Feb. 5 (Bloomberg) -- Rubber dropped from the highest level in more than 10 months on renewed concern that the European debt crisis will derail the global economic recovery, reducing demand for the commodity used in tires.

The contract for delivery in July closed 0.5 percent lower at 331.5 yen a kilogram ($3,596 a metric ton) on the Tokyo Commodity Exchange after earlier declining by as much as 1.5 percent. Futures ended at 333.3 yen yesterday, the highest settlement price for the most-active contract since March 28.

Spanish 10-year bond yields jumped to a seven-week high yesterday as the country’s Prime Minister Mariano Rajoy faces opposition calls to resign on corruption allegations. Rates on Italian debt rose as polls showed Silvio Berlusconi had closed the gap on his rival before elections this month even as he appeals a four-year prison sentence for tax fraud.

“Political turmoil in Spain and Italy caused risk aversion,” Naohiro Niimura, a partner at research company Market Risk Advisory in Tokyo, said in an e-mail today.

Losses were limited on speculation that China, the world’s largest consumer, may step up purchases before the Lunar New Year holiday next week, Niimura said.
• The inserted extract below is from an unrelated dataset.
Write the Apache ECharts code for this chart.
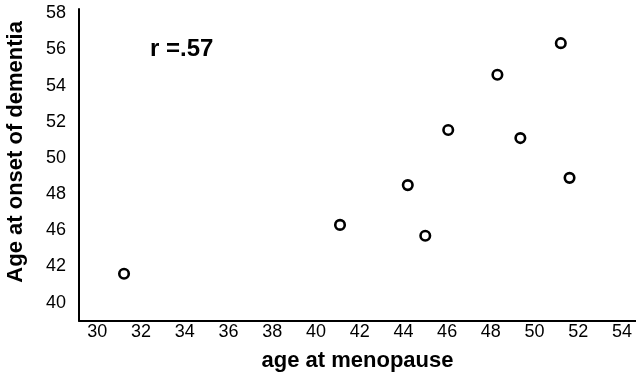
<!DOCTYPE html>
<html>
<head>
<meta charset="utf-8">
<script src="https://cdn.jsdelivr.net/npm/echarts@6/dist/echarts.min.js"></script>
<style>html,body{margin:0;padding:0;background:#fff;}#chart{width:636px;height:373px;}</style>
</head>
<body>
<div id="chart"></div>
<script>
// Data
var menopauseAge = [31.22, 41.1, 44.2, 45.0, 46.05, 48.3, 49.35, 51.2, 51.6];
var dementiaAge  = [43.6, 46.3, 48.5, 45.7, 51.55, 54.6, 51.1, 56.35, 48.9];
// Tick labels as printed in the reference
var xTickValues = [30, 32, 34, 36, 38, 40, 42, 44, 46, 48, 50, 52, 54];
var xTickLabels = ['30', '32', '34', '36', '38', '40', '42', '44', '46', '48', '50', '52', '54'];
var yTickValues = [42, 44, 46, 48, 50, 52, 54, 56, 58];
var yTickLabels = ['40', '42', '46', '48', '50', '52', '54', '56', '58'];
var xTitle = 'age at menopause';
var yTitle = 'Age at onset of dementia';
var annotation = 'r =.57';

var points = menopauseAge.map(function (x, i) { return [x, dementiaAge[i]]; });
var font = '"Liberation Sans", Arial, sans-serif';

var chart = echarts.init(document.getElementById('chart'));
chart.setOption({
  animation: false,
  backgroundColor: '#ffffff',
  grid: { left: 79, right: 0, top: 9, bottom: 52.3, containLabel: false, outerBoundsMode: 'none' },
  xAxis: {
    type: 'value', min: 29.16, max: 54.64,
    splitLine: { show: false },
    axisTick: { show: false },
    axisLine: { show: true, lineStyle: { color: '#000', width: 2 } },
    axisLabel: {
      customValues: xTickValues,
      formatter: function (v) { var i = xTickValues.indexOf(Math.round(v)); return i >= 0 ? xTickLabels[i] : ''; },
      color: '#000', fontSize: 18, fontFamily: font, margin: 2
    },
    name: xTitle, nameLocation: 'middle', nameGap: 29,
    nameTextStyle: { color: '#000', fontSize: 22, fontWeight: 'bold', fontFamily: font }
  },
  yAxis: {
    type: 'value', min: 41, max: 58.24,
    splitLine: { show: false },
    axisTick: { show: false },
    axisLine: { show: true, lineStyle: { color: '#000', width: 2 } },
    axisLabel: {
      customValues: yTickValues,
      formatter: function (v) { var i = yTickValues.indexOf(Math.round(v)); return i >= 0 ? yTickLabels[i] : ''; },
      color: '#000', fontSize: 18, fontFamily: font, margin: 13
    },
    name: yTitle, nameLocation: 'middle', nameGap: 52,
    nameTextStyle: { color: '#000', fontSize: 22, fontWeight: 'bold', fontFamily: font, padding: [0, 0, 0, 26] }
  },
  graphic: [{
    type: 'text', left: 150, top: 37,
    style: { text: annotation, fill: '#000', font: 'bold 24px ' + font }
  }],
  series: [{
    type: 'scatter',
    data: points,
    symbol: 'circle',
    symbolSize: 9.5,
    itemStyle: { color: '#fff', borderColor: '#000', borderWidth: 2.6, opacity: 1 }
  }]
});
</script>
</body>
</html>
Inventories gained 807 tons to 98,814 tons, based on a survey of nine warehouses in Shanghai, Shandong, Yunnan, Hainan and Tianjin, the Shanghai Futures Exchange said Feb. 1. That’s compared with 101,482 tons in reserves on Jan. 10, the highest level since March 2010. Imports by China may rise 0.9 percent this year to 3.4 million tons, the Association of Natural Rubber Producing Countries said in its monthly bulletin on Feb. 1.

Rubber for May delivery rose 0.1 percent to close at 26,810 yuan ($4,300) a ton on the Shanghai Futures Exchange. Thai rubber free-on-board gained 0.3 percent to 99.15 baht ($3.33) a kilogram, according to the country’s Rubber Research Institute.